-- START Dataset excerpt --
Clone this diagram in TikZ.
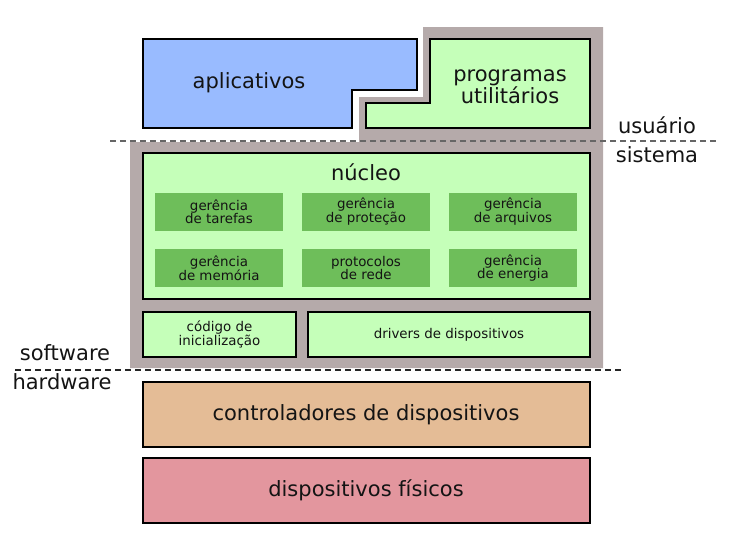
\documentclass[tikz,border=0pt]{standalone}
\usepackage{fontspec}
\setmainfont{DejaVu Sans}
\definecolor{appblue}{RGB}{153,187,255}
\definecolor{lgreen}{RGB}{197,255,185}
\definecolor{dgreen}{RGB}{110,190,90}
\definecolor{bggray}{RGB}{181,170,170}
\definecolor{ctltan}{RGB}{228,188,150}
\definecolor{fispink}{RGB}{227,150,158}
\definecolor{txt}{RGB}{20,20,20}
\tikzset{
  box/.style={draw=black, line width=2.8pt, line join=miter},
  big/.style={font=\fontsize{21}{21}\selectfont, text=txt, align=center, inner sep=0pt},
  small/.style={font=\fontsize{13.4}{13.4}\selectfont, text=txt, align=center, inner sep=0pt},
  module/.style={fill=dgreen, draw=none, minimum width=128pt, minimum height=38pt, small},
  sep/.style={dash pattern=on 6pt off 4pt, line width=1.3pt},
}
\begin{document}
\begin{tikzpicture}[x=1pt, y=-1pt]
\useasboundingbox (0,0) rectangle (729,539);
% gray background
\fill[bggray] (423,27) -- (603,27) -- (603,368) -- (130,368) -- (130,142) -- (359,142) -- (359,97) -- (423,97) -- cycle;
% aplicativos
\draw[box, fill=appblue] (143,39) -- (417,39) -- (417,90) -- (352,90) -- (352,128) -- (143,128) -- cycle;
\node[big] (apl) at (249,83) {aplicativos};
% utilitarios
\draw[box, fill=lgreen] (430,39) -- (590,39) -- (590,128) -- (366,128) -- (366,103) -- (430,103) -- cycle;
\node[big] (util) at (510,87) {programas\\utilitários};
% nucleo
\draw[box, fill=lgreen] (143,153) rectangle (590,299);
\node[big] (nuc) at (366,172) {núcleo};
\node[module] (m1) at (219,211.5) {gerência\\de tarefas};
\node[module] (m2) at (366,211.5) {gerência\\de proteção};
\node[module] (m3) at (513,211.5) {gerência\\de arquivos};
\node[module] (m4) at (219,268) {gerência\\de memória};
\node[module] (m5) at (366,268) {protocolos\\de rede};
\node[module] (m6) at (513,268) {gerência\\de energia};
% codigo / drivers
\draw[box, fill=lgreen] (143,312) rectangle (296,357);
\node[small] (cod) at (219.5,334.5) {código de\\inicialização};
\draw[box, fill=lgreen] (308,312) rectangle (590,357);
\node[small] (drv) at (449,334.5) {drivers de dispositivos};
% hardware
\draw[box, fill=ctltan] (143,382) rectangle (590,447);
\node[big] (ctl) at (366,414.5) {controladores de dispositivos};
\draw[box, fill=fispink] (143,458) rectangle (590,523);
\node[big] (fis) at (366,490.5) {dispositivos físicos};
% separators
\coordinate (u1) at (110,141);
\coordinate (u2) at (717,141);
\draw[sep, draw=black!60] (u1) -- (u2);
\coordinate (h1) at (15,370);
\coordinate (h2) at (622,370);
\draw[sep, draw=black!85] (h1) -- (h2);
\node[big] (usr) at (657,125) {usuário};
\node[big] (sis) at (657,155) {sistema};
\node[big] (sw) at (65,353) {software};
\node[big] (hw) at (62,382) {hardware};
\end{tikzpicture}
\end{document}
-- END Dataset excerpt --
● **Exercise description**: Would you set down the listing exactly, omitting pictures?

● **Task result**:
Clone this diagram in TikZ.
\documentclass[tikz,border=0pt]{standalone}
\usepackage{fontspec}
\setmainfont{DejaVu Sans}
\definecolor{appblue}{RGB}{153,187,255}
\definecolor{lgreen}{RGB}{197,255,185}
\definecolor{dgreen}{RGB}{110,190,90}
\definecolor{bggray}{RGB}{181,170,170}
\definecolor{ctltan}{RGB}{228,188,150}
\definecolor{fispink}{RGB}{227,150,158}
\definecolor{txt}{RGB}{20,20,20}
\tikzset{
  box/.style={draw=black, line width=2.8pt, line join=miter},
  big/.style={font=\fontsize{21}{21}\selectfont, text=txt, align=center, inner sep=0pt},
  small/.style={font=\fontsize{13.4}{13.4}\selectfont, text=txt, align=center, inner sep=0pt},
  module/.style={fill=dgreen, draw=none, minimum width=128pt, minimum height=38pt, small},
  sep/.style={dash pattern=on 6pt off 4pt, line width=1.3pt},
}
\begin{document}
\begin{tikzpicture}[x=1pt, y=-1pt]
\useasboundingbox (0,0) rectangle (729,539);
% gray background
\fill[bggray] (423,27) -- (603,27) -- (603,368) -- (130,368) -- (130,142) -- (359,142) -- (359,97) -- (423,97) -- cycle;
% aplicativos
\draw[box, fill=appblue] (143,39) -- (417,39) -- (417,90) -- (352,90) -- (352,128) -- (143,128) -- cycle;
\node[big] (apl) at (249,83) {aplicativos};
% utilitarios
\draw[box, fill=lgreen] (430,39) -- (590,39) -- (590,128) -- (366,128) -- (366,103) -- (430,103) -- cycle;
\node[big] (util) at (510,87) {programas\\utilitários};
% nucleo
\draw[box, fill=lgreen] (143,153) rectangle (590,299);
\node[big] (nuc) at (366,172) {núcleo};
\node[module] (m1) at (219,211.5) {gerência\\de tarefas};
\node[module] (m2) at (366,211.5) {gerência\\de proteção};
\node[module] (m3) at (513,211.5) {gerência\\de arquivos};
\node[module] (m4) at (219,268) {gerência\\de memória};
\node[module] (m5) at (366,268) {protocolos\\de rede};
\node[module] (m6) at (513,268) {gerência\\de energia};
% codigo / drivers
\draw[box, fill=lgreen] (143,312) rectangle (296,357);
\node[small] (cod) at (219.5,334.5) {código de\\inicialização};
\draw[box, fill=lgreen] (308,312) rectangle (590,357);
\node[small] (drv) at (449,334.5) {drivers de dispositivos};
% hardware
\draw[box, fill=ctltan] (143,382) rectangle (590,447);
\node[big] (ctl) at (366,414.5) {controladores de dispositivos};
\draw[box, fill=fispink] (143,458) rectangle (590,523);
\node[big] (fis) at (366,490.5) {dispositivos físicos};
% separators
\coordinate (u1) at (110,141);
\coordinate (u2) at (717,141);
\draw[sep, draw=black!60] (u1) -- (u2);
\coordinate (h1) at (15,370);
\coordinate (h2) at (622,370);
\draw[sep, draw=black!85] (h1) -- (h2);
\node[big] (usr) at (657,125) {usuário};
\node[big] (sis) at (657,155) {sistema};
\node[big] (sw) at (65,353) {software};
\node[big] (hw) at (62,382) {hardware};
\end{tikzpicture}
\end{document}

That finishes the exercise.